::: DATA SHOWN
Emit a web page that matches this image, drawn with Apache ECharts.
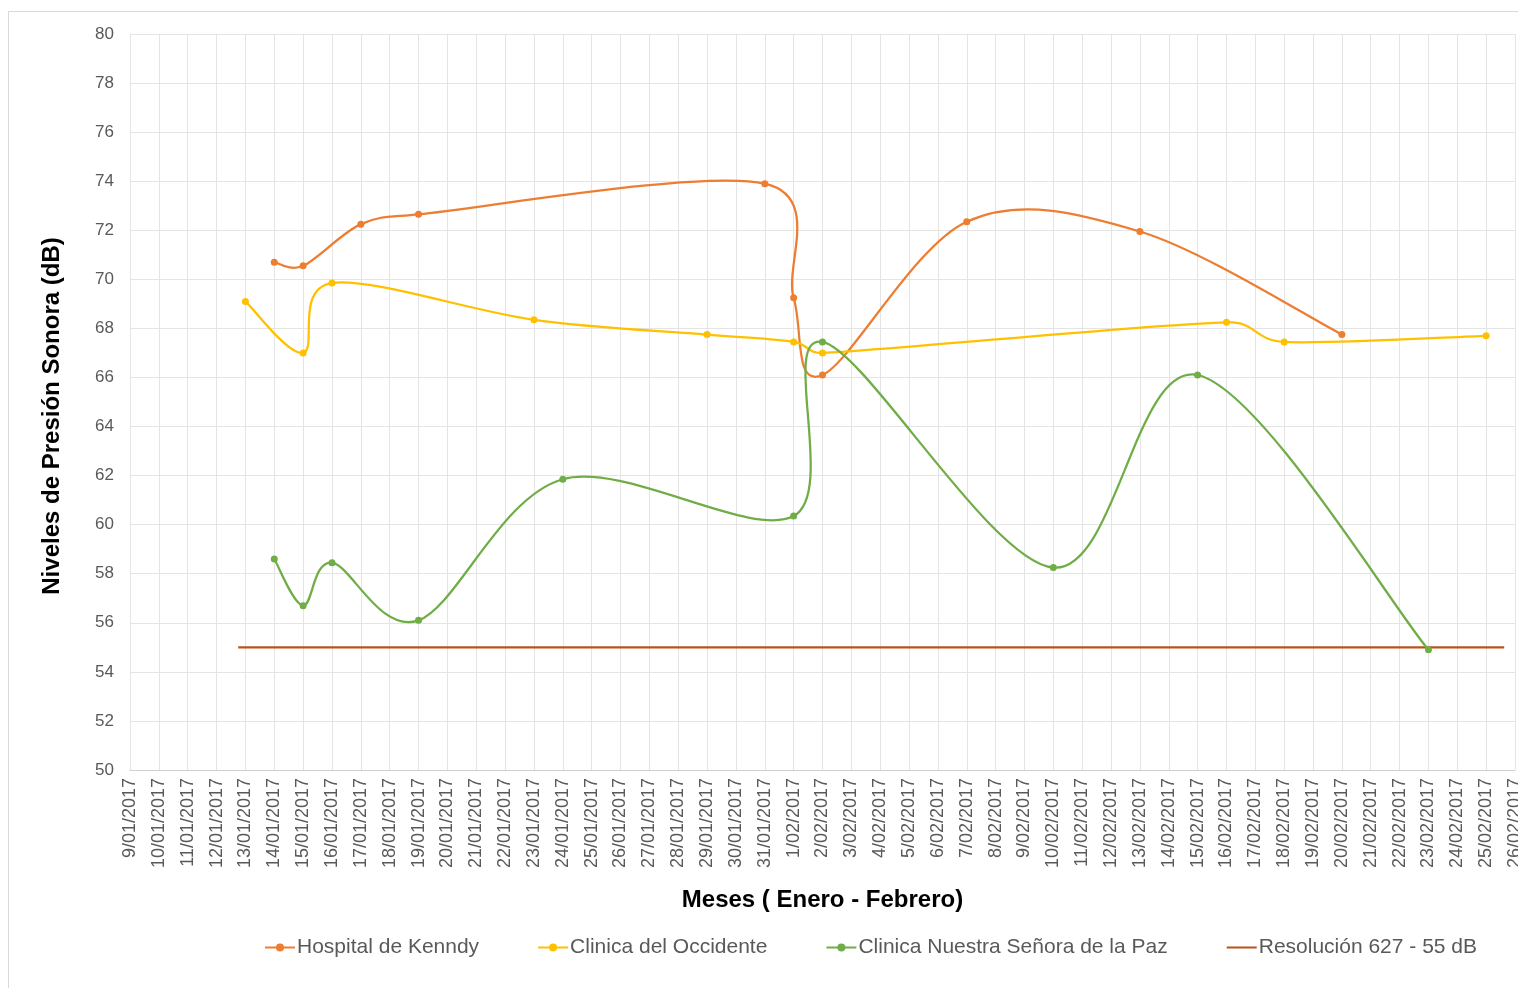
<!DOCTYPE html>
<html>
<head>
<meta charset="utf-8">
<script src="https://cdn.jsdelivr.net/npm/echarts@6/dist/echarts.min.js"></script>
<style>
  html, body { margin: 0; padding: 0; background: #ffffff; overflow: hidden; }
  #chart { width: 1518px; height: 988px; }
</style>
</head>
<body>
<div id="chart"></div>
<script>
// First and last day shown on the date axis
const axisStart = '9/01/2017';
const axisEnd = '26/02/2017';

// Hospital de Kenndy
const kennedyDates = ['14/01/2017', '15/01/2017', '17/01/2017', '19/01/2017', '31/01/2017',
  '1/02/2017', '2/02/2017', '7/02/2017', '13/02/2017', '20/02/2017'];
const kennedyValues = [70.7, 70.55, 72.25, 72.65, 73.9, 69.25, 66.1, 72.35, 71.95, 67.75];

// Clinica del Occidente
const occidenteDates = ['13/01/2017', '15/01/2017', '16/01/2017', '23/01/2017', '29/01/2017',
  '1/02/2017', '2/02/2017', '16/02/2017', '18/02/2017', '25/02/2017'];
const occidenteValues = [69.1, 67.0, 69.85, 68.35, 67.75, 67.45, 67.0, 68.25, 67.45, 67.7];

// Clinica Nuestra Señora de la Paz
const pazDates = ['14/01/2017', '15/01/2017', '16/01/2017', '19/01/2017', '24/01/2017',
  '1/02/2017', '2/02/2017', '10/02/2017', '15/02/2017', '23/02/2017'];
const pazValues = [58.6, 56.7, 58.45, 56.1, 61.85, 60.35, 67.45, 58.25, 66.1, 54.9];

// Resolución 627 limit line
const resolucionDates = ['12/01/2017 18:00', '25/02/2017 15:00'];
const resolucionValues = [55, 55];

const seriesNames = ['Hospital de Kenndy', 'Clinica del Occidente',
  'Clinica Nuestra Señora de la Paz', 'Resolución 627 - 55 dB'];
const seriesColors = ['#ED7D31', '#FFC000', '#70AD47', '#B8531A'];

const DAY = 86400000;
function parseDate(s) {
  const [datePart, timePart] = s.split(' ');
  const [d, m, y] = datePart.split('/').map(Number);
  let t = Date.UTC(y, m - 1, d);
  if (timePart) {
    const [hh, mm] = timePart.split(':').map(Number);
    t += (hh * 60 + mm) * 60000;
  }
  return t;
}
const t0 = parseDate(axisStart);
const dayIndex = s => (parseDate(s) - t0) / DAY;
function formatDay(v) {
  const dt = new Date(t0 + Math.round(v) * DAY);
  const m = String(dt.getUTCMonth() + 1).padStart(2, '0');
  return dt.getUTCDate() + '/' + m + '/' + dt.getUTCFullYear();
}
const pairs = (dates, values) => dates.map((d, i) => [dayIndex(d), values[i]]);

const font = '"Liberation Sans", Arial, sans-serif';

// Spreadsheet-style smoothed line: cubic Bezier segments whose handles follow
// the neighbouring points (1/6 rule), shortened to half the segment length
// when the neighbours are far away.
function smoothSegments(pts) {
  const dist = (a, b) => Math.hypot(b[0] - a[0], b[1] - a[1]);
  const segs = [];
  for (let i = 0; i < pts.length - 1; i++) {
    const p0 = pts[Math.max(i - 1, 0)];
    const p1 = pts[i];
    const p2 = pts[i + 1];
    const p3 = pts[Math.min(i + 2, pts.length - 1)];
    const d02 = dist(p0, p2), d12 = dist(p1, p2), d13 = dist(p1, p3);
    const f1 = (d02 / 6 < d12 / 2) ? 1 / 6 : (d02 > 0 ? d12 / (2 * d02) : 0);
    const f2 = (d13 / 6 < d12 / 2) ? 1 / 6 : (d13 > 0 ? d12 / (2 * d13) : 0);
    segs.push({
      x1: p1[0], y1: p1[1], x2: p2[0], y2: p2[1],
      cpx1: p1[0] + (p2[0] - p0[0]) * f1, cpy1: p1[1] + (p2[1] - p0[1]) * f1,
      cpx2: p2[0] - (p3[0] - p1[0]) * f2, cpy2: p2[1] - (p3[1] - p1[1]) * f2
    });
  }
  return segs;
}

// Markers and legend entry for one measured series
function pointSeries(i, data) {
  return {
    name: seriesNames[i],
    type: 'line',
    data: data,
    symbol: 'circle',
    symbolSize: 7,
    lineStyle: { width: 2.25, color: seriesColors[i], opacity: 0 },
    itemStyle: { color: seriesColors[i] },
    emphasis: { disabled: true },
    z: 6 + i
  };
}

// Smoothed curve through the same data, placed with the axis scales
function curveSeries(i, data) {
  return {
    name: seriesNames[i],
    type: 'custom',
    data: data,
    silent: true,
    z: 3 + i,
    renderItem: function (params, api) {
      if (params.dataIndex !== 0) return null;
      const pts = data.map(p => api.coord(p));
      return {
        type: 'group',
        children: smoothSegments(pts).map(s => ({
          type: 'bezierCurve',
          shape: s,
          style: { stroke: seriesColors[i], lineWidth: 2.25, fill: null, lineCap: 'round' }
        }))
      };
    }
  };
}

const kennedyData = pairs(kennedyDates, kennedyValues);
const occidenteData = pairs(occidenteDates, occidenteValues);
const pazData = pairs(pazDates, pazValues);

const chart = echarts.init(document.getElementById('chart'), null, { renderer: 'canvas' });
chart.setOption({
  animation: false,
  backgroundColor: '#ffffff',
  color: seriesColors,
  textStyle: { fontFamily: font },
  graphic: [{
    type: 'rect',
    shape: { x: 8.5, y: 11.5, width: 1530, height: 1000 },
    style: { fill: null, stroke: '#D9D9D9', lineWidth: 1 },
    silent: true, z: -10
  }],
  grid: { left: 130, right: 3, top: 34, bottom: 218, containLabel: false, outerBoundsMode: 'none' },
  legend: {
    left: 259,
    top: 932,
    itemWidth: 30,
    itemHeight: 10,
    itemGap: 58,
    textStyle: { fontFamily: font, fontSize: 21, color: '#595959', padding: [0, 0, 0, -3] },
    data: [
      { name: seriesNames[0], lineStyle: { opacity: 1, width: 2 } },
      { name: seriesNames[1], lineStyle: { opacity: 1, width: 2 } },
      { name: seriesNames[2], lineStyle: { opacity: 1, width: 2 } },
      { name: seriesNames[3], itemStyle: { opacity: 0 }, lineStyle: { width: 2 } }
    ]
  },
  xAxis: {
    type: 'value',
    min: dayIndex(axisStart),
    max: dayIndex(axisEnd),
    interval: 1,
    name: 'Meses ( Enero - Febrero)',
    nameLocation: 'middle',
    nameGap: 118,
    nameTextStyle: { fontFamily: font, fontSize: 24, fontWeight: 'bold', color: '#000000' },
    axisLine: { show: true, lineStyle: { color: '#D0D0D0', width: 1 } },
    axisTick: { show: false },
    axisLabel: {
      rotate: 90,
      margin: 8,
      fontSize: 18,
      color: '#595959',
      fontFamily: font,
      formatter: formatDay,
      showMaxLabel: true,
      showMinLabel: true
    },
    splitLine: { show: true, lineStyle: { color: '#E4E4E4', width: 1 } }
  },
  yAxis: {
    type: 'value',
    min: 50,
    max: 80,
    interval: 2,
    name: 'Niveles de Presión Sonora (dB)',
    nameLocation: 'middle',
    nameGap: 66,
    nameTextStyle: { fontFamily: font, fontSize: 24, fontWeight: 'bold', color: '#000000', padding: [0, 0, 0, -28] },
    axisLine: { show: true, lineStyle: { color: '#E4E4E4', width: 1 } },
    axisTick: { show: false },
    axisLabel: { fontSize: 17, color: '#595959', fontFamily: font, margin: 16 },
    splitLine: { show: true, lineStyle: { color: '#E4E4E4', width: 1 } }
  },
  series: [
    pointSeries(0, kennedyData),
    pointSeries(1, occidenteData),
    pointSeries(2, pazData),
    {
      name: seriesNames[3],
      type: 'line',
      data: pairs(resolucionDates, resolucionValues),
      symbol: 'none',
      lineStyle: { width: 2.25, color: seriesColors[3] },
      itemStyle: { color: seriesColors[3] },
      emphasis: { disabled: true },
      z: 2
    },
    curveSeries(0, kennedyData),
    curveSeries(1, occidenteData),
    curveSeries(2, pazData)
  ]
});
</script>
</body>
</html>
::::::
_TASK DIRECTIONS_: Among the lines of the data above, count those holding "with" and state only the number.

_CORRECT RESULT_: 2